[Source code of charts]
'''
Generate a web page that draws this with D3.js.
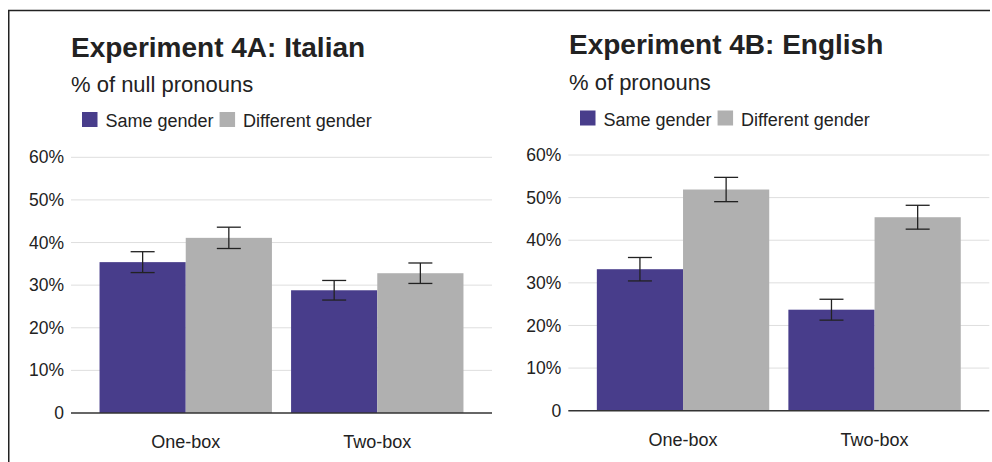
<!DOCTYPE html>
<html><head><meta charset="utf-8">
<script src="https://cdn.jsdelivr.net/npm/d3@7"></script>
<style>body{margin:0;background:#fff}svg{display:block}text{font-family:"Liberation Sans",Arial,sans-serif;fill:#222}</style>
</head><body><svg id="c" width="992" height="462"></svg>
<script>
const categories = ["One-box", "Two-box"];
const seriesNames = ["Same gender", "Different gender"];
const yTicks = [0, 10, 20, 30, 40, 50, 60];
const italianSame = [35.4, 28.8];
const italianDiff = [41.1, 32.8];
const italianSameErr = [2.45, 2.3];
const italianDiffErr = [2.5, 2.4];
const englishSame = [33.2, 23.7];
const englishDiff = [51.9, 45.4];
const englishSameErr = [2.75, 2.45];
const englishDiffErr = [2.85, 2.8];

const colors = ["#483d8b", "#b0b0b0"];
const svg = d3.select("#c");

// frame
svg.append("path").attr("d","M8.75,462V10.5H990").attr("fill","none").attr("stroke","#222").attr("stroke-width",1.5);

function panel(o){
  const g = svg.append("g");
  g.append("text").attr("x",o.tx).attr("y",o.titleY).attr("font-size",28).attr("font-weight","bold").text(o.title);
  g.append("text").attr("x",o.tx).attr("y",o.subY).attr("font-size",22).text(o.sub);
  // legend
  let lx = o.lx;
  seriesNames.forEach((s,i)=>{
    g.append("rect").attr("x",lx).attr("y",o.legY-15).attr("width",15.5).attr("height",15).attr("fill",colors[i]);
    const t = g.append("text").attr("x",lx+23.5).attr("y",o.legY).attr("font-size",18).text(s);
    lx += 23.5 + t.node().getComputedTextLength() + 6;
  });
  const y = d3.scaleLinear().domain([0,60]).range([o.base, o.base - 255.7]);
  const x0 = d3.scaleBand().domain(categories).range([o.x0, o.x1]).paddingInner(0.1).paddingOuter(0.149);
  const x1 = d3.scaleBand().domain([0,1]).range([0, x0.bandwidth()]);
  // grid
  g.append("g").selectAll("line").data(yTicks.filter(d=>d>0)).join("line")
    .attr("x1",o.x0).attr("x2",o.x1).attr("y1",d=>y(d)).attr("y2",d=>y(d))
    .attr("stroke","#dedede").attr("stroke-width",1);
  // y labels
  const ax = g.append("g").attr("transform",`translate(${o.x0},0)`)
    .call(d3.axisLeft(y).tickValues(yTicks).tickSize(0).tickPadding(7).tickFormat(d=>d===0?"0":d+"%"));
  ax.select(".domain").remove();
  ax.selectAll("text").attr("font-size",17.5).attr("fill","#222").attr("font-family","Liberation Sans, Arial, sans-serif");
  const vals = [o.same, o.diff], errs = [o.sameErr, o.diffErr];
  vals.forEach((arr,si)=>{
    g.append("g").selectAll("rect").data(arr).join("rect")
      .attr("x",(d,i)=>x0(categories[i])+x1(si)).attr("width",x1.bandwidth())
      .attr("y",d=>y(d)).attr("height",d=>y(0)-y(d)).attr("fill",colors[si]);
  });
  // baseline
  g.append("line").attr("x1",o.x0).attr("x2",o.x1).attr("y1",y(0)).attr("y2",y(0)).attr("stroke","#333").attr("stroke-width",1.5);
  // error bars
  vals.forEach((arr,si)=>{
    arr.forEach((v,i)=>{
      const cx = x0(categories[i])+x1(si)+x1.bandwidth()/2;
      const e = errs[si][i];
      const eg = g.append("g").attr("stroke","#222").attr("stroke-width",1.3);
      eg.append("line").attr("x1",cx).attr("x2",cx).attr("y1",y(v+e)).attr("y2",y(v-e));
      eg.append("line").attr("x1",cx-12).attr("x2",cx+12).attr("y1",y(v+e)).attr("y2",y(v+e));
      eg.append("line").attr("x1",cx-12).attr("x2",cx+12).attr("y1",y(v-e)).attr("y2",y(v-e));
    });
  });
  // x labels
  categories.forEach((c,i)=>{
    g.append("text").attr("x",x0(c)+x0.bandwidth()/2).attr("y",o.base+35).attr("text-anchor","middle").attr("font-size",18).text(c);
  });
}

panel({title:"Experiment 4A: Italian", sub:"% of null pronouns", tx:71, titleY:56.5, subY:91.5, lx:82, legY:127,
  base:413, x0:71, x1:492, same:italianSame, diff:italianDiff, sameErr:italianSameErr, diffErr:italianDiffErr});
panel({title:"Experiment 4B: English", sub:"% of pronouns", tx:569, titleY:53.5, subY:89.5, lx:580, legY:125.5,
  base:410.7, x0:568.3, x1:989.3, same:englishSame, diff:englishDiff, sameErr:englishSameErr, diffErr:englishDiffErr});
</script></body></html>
'''
'''
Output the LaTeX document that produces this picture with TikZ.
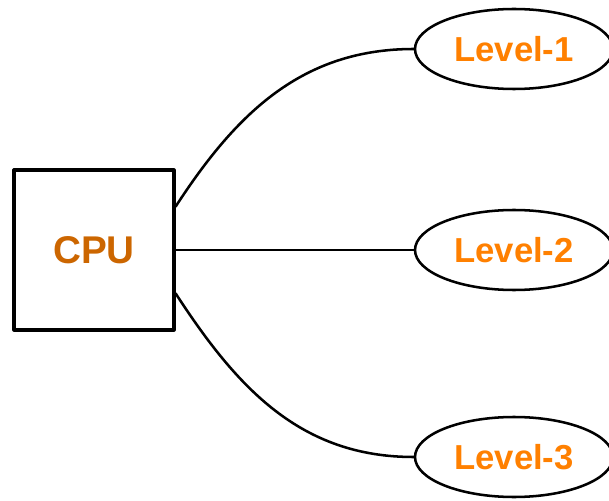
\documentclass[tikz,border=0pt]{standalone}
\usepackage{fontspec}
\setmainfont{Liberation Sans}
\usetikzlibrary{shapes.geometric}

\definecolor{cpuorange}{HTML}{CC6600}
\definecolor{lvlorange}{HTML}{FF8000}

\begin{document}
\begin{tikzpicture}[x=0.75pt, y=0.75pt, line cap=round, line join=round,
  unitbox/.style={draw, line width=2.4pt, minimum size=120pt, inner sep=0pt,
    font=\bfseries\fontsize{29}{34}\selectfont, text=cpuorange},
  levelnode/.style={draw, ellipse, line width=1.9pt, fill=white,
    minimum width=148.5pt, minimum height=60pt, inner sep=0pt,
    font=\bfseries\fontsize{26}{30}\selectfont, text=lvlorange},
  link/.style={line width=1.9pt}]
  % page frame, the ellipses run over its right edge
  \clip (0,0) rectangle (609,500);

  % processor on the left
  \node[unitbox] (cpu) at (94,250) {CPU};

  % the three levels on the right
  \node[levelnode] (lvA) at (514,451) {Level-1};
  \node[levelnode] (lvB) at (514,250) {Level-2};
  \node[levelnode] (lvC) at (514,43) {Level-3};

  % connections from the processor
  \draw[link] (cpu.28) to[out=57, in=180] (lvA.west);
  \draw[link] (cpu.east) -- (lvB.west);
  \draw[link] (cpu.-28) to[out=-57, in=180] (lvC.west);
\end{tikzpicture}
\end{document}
'''
▶ **EXERCISE DESCRIPTION**: Check each line of the records above for "this", and copy those that have it.

▶ **EXERCISE RESPONSE**:
Generate a web page that draws this with D3.js.
Output the LaTeX document that produces this picture with TikZ.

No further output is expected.